Lisa Koops, Case Western Reserve University – Parenting Musically

There’s no one right way to parent musically.

Lisa Koops, professor of music education at Case Western Reserve University, explores the various methods families choose to make music meaningful to them.

Lisa Huisman Koops, Ph.D., professor of music education at Case Western Reserve University, specializes in early childhood music, elementary general music, and world music education. Her research focuses on the vital role of the family in optimizing early childhood music development and education; additional research interests include the interplay of enjoyment and agency in children’s music making; international models for children’s music education with a focus on The Gambia, West Africa; and inclusionary models of early childhood music education for children with disabilities. She holds a Bachelor of Music Education from Calvin College (Grand Rapids, Michigan) and Master of Music and Doctor of Philosophy degrees in Music Education from Michigan State University (East Lansing, Michigan). Koops has taught general music in Zeeland (Michigan) Public Schools as well as early childhood music at Michigan State University’s Community Music School; she currently teaches early childhood music classes at The Music Settlement in Cleveland.

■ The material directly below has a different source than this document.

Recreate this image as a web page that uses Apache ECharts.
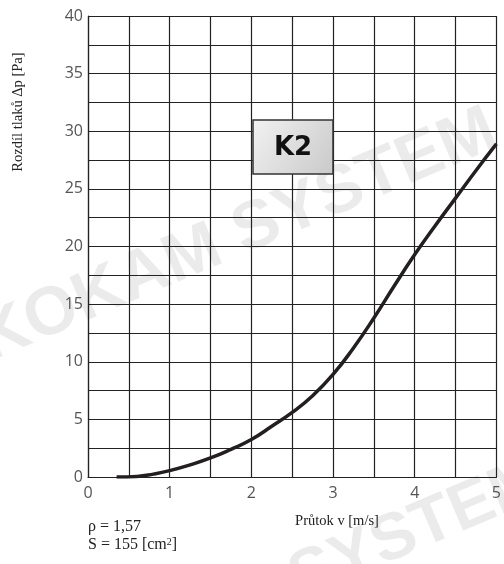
<!DOCTYPE html>
<html>
<head>
<meta charset="utf-8">
<script src="https://cdn.jsdelivr.net/npm/echarts@6/dist/echarts.min.js"></script>
<style>
  html, body { margin: 0; padding: 0; background: #fff; }
  #main { width: 504px; height: 564px; }
</style>
</head>
<body>
<div id="main"></div>
<script>
/* K2 - tlaková ztráta */
var flowV = [0.35, 0.6, 0.8, 1.0, 1.25, 1.5, 1.75, 2.0, 2.25, 2.5, 2.75, 3.0, 3.25, 3.5, 3.75, 4.0, 4.25, 4.5, 4.75, 5.0];
var pressureDp = [0.0, 0.05, 0.25, 0.55, 1.05, 1.65, 2.4, 3.25, 4.4, 5.6, 7.05, 8.9, 11.2, 13.8, 16.6, 19.3, 21.8, 24.2, 26.6, 28.9];
var xTicks = [0, 1, 2, 3, 4, 5];
var yTicks = [0, 5, 10, 15, 20, 25, 30, 35, 40];

var seriesData = [];
for (var i = 0; i < flowV.length; i++) {
	seriesData.push([flowV[i], pressureDp[i]]);
}

var myChart = echarts.init(document.getElementById('main'));
var option = {
	animation: false,
	grid: { left: 88, right: 4, top: 16, bottom: 87 },
	xAxis: {
		type: 'value',
		min: 0, max: 5, interval: 0.5,
		axisLine: { show: true, lineStyle: { color: '#222', width: 1.2 } },
		axisTick: { show: false },
		splitLine: { show: true, lineStyle: { color: '#222', width: 1.2 } },
		axisLabel: {
			margin: 8,
			fontFamily: 'Open Sans', fontSize: 16, color: '#555',
			formatter: function (v) { return xTicks.indexOf(v) >= 0 ? String(v) : ''; }
		}
	},
	yAxis: {
		type: 'value',
		min: 0, max: 40, interval: 2.5,
		axisLine: { show: true, lineStyle: { color: '#222', width: 1.2 } },
		axisTick: { show: false },
		splitLine: { show: true, lineStyle: { color: '#222', width: 1.2 } },
		axisLabel: {
			margin: 5,
			fontFamily: 'Open Sans', fontSize: 16, color: '#555',
			formatter: function (v) { return yTicks.indexOf(v) >= 0 ? String(v) : ''; }
		}
	},
	graphic: [
		{
			type: 'text', z: -10,
			position: [238, 236], rotation: 0.4,
			style: { text: 'KOKAM SYSTEM', font: 'bold 68px "Liberation Sans"', fill: 'rgba(0,0,0,0.08)', align: 'center', verticalAlign: 'middle' }
		},
		{
			type: 'text', z: -10,
			position: [418, 530], rotation: 0.4,
			style: { text: 'SYSTEM', font: 'bold 66px "Liberation Sans"', fill: 'rgba(0,0,0,0.08)', align: 'center', verticalAlign: 'middle' }
		},
		{
			type: 'rect', z: 10,
			shape: { x: 253, y: 120, width: 80, height: 54 },
			style: {
				fill: new echarts.graphic.LinearGradient(0, 0, 1, 1, [
					{ offset: 0, color: '#f2f2f2' },
					{ offset: 1, color: '#c9c9c9' }
				]),
				stroke: '#333', lineWidth: 1.5
			}
		},
		{
			type: 'text', z: 11,
			position: [293, 148],
			style: { text: 'K2', font: 'bold 26px "DejaVu Sans"', fill: '#111', align: 'center', verticalAlign: 'middle' }
		},
		{
			type: 'text',
			position: [18, 112], rotation: Math.PI / 2,
			style: { text: 'Rozdíl tlaků Δp [Pa]', font: '14.5px "Liberation Serif"', fill: '#222', align: 'center', verticalAlign: 'middle' }
		},
		{
			type: 'text',
			position: [337, 521],
			style: { text: 'Průtok v [m/s]', font: '14.5px "Liberation Serif"', fill: '#222', align: 'center', verticalAlign: 'middle' }
		},
		{
			type: 'text',
			position: [88, 527],
			style: { text: 'ρ = 1,57', font: '16px "Liberation Serif"', fill: '#222', align: 'left', verticalAlign: 'middle' }
		},
		{
			type: 'text',
			position: [88, 545],
			style: {
				text: '{a|S = 155 [cm}{b|2}{a|]}',
				rich: {
					a: { font: '16px "Liberation Serif"', fill: '#222' },
					b: { font: '10px "Liberation Serif"', fill: '#222', verticalAlign: 'top', padding: [0, 0, 6, 0] }
				},
				align: 'left', verticalAlign: 'middle'
			}
		}
	],
	series: [
		{
			type: 'line',
			data: seriesData,
			smooth: true,
			showSymbol: false,
			lineStyle: { color: '#231f20', width: 3.5 }
		}
	]
};
myChart.setOption(option);
</script>
</body>
</html>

Koops is a member of the editorial board of the Journal of Research in Music Education, the International Journal of Music in Early Childhood, and Contributions to Music Education. She has presented research in the fields of music education, ethnomusicology, and liturgical music. She is the author of Parenting Musically (Oxford, 2020) and has published articles in Journal of Research in Music Education, Music Education Research, Research Studies in Music Education, Journal of Music Teacher Education, Early Childhood Education Journal, Contributions to Music Education, Perspectives: the  Journal of the Music and Movement Association, Music Educators Journal, General Music Today, TRIAD, Audie, and The Hymn.  Koops has also contributed chapters to the Oxford Handbook of Children’s Music Cultures (Oxford, 2012), Learning from Young Children: Research in Early Childhood Music (Rowman & Littlefield Education, 2011), and Early Childhood Music: Contexts and Perspectives (Springer Publishing, 2019). Koops serves as the chair-elect of the Early Childhood Special Research Interest Group (SRIG) of NAfME (National Association for Music Education).

Koop is the recipient of a GRAMMY Museum Foundation Grant for her research on musical parenting (2017), two ACES+ grants (2013, 2017), UCITE Nord Grant (2012), a Glennan Fellowship (2008), a Worldwide Learning Environment grant (2008), and two W. P. Jones Presidential Faculty Development awards (2010, 2012) at Case Western Reserve University. She won an “Excellence in Teaching” citation from Michigan State University (2006) and has been a nominee for the CWRU Wittke Award for Excellence in Undergraduate Teaching, the John S. Diekhoff Award for Distinguished Graduate Mentoring, the John S. Diekhoff Award for Distinguished Graduate Teaching, and the Outstanding Faculty Advocate Award (CWRU Educational Services for Students Office). Koops served as a consultant for The Cleveland Orchestra’s “Musical Neighborhoods” 3-year early childhood music initiative funded by PNC Bank’s Grow Up Great program and conducts workshops for early childhood and elementary teachers. Koops maintains the website as a  means to applying research on early childhood music teaching and learning for parents and early childhood teachers.

Parenting Musically


There is not just one right way to approach the tasks of musical parenting and parenting musically.

In a recent research project, I spent a year documenting the role of music in the everyday lives of eight families in my region. They represented multiple layers of diversity, including racial, religious, citizenship and socioeconomic status—and musical background.

Perhaps the most important finding of my study was not one particular approach or key that will help guarantee families get more of music and use music to improve their lives.

What was most important was seeing the array of approaches that worked for study participants and recognizing the myth that there is a universal approach to parenting musical. Finding ways to make music meaningful as a family is what counts most, and each family did that in their own unique way.

Several participants treated music not as a one-time experience in parenting, but as part of “long-game” approach to build relationships with their children. This strategy is one that music educators, classroom teachers, and community members can keep in mind when designing, coordinating, and delivering musical opportunities for children and families.

If our end goal is to open children to the possibilities of music, cultivate a love and enjoyment for music that can last their entire lives—and provide a rich and varied musical environment in which they can participate and thrive — parents have the power to shape meaningful experiences at the family level and at their local schools, also contributing to the broader national discussion.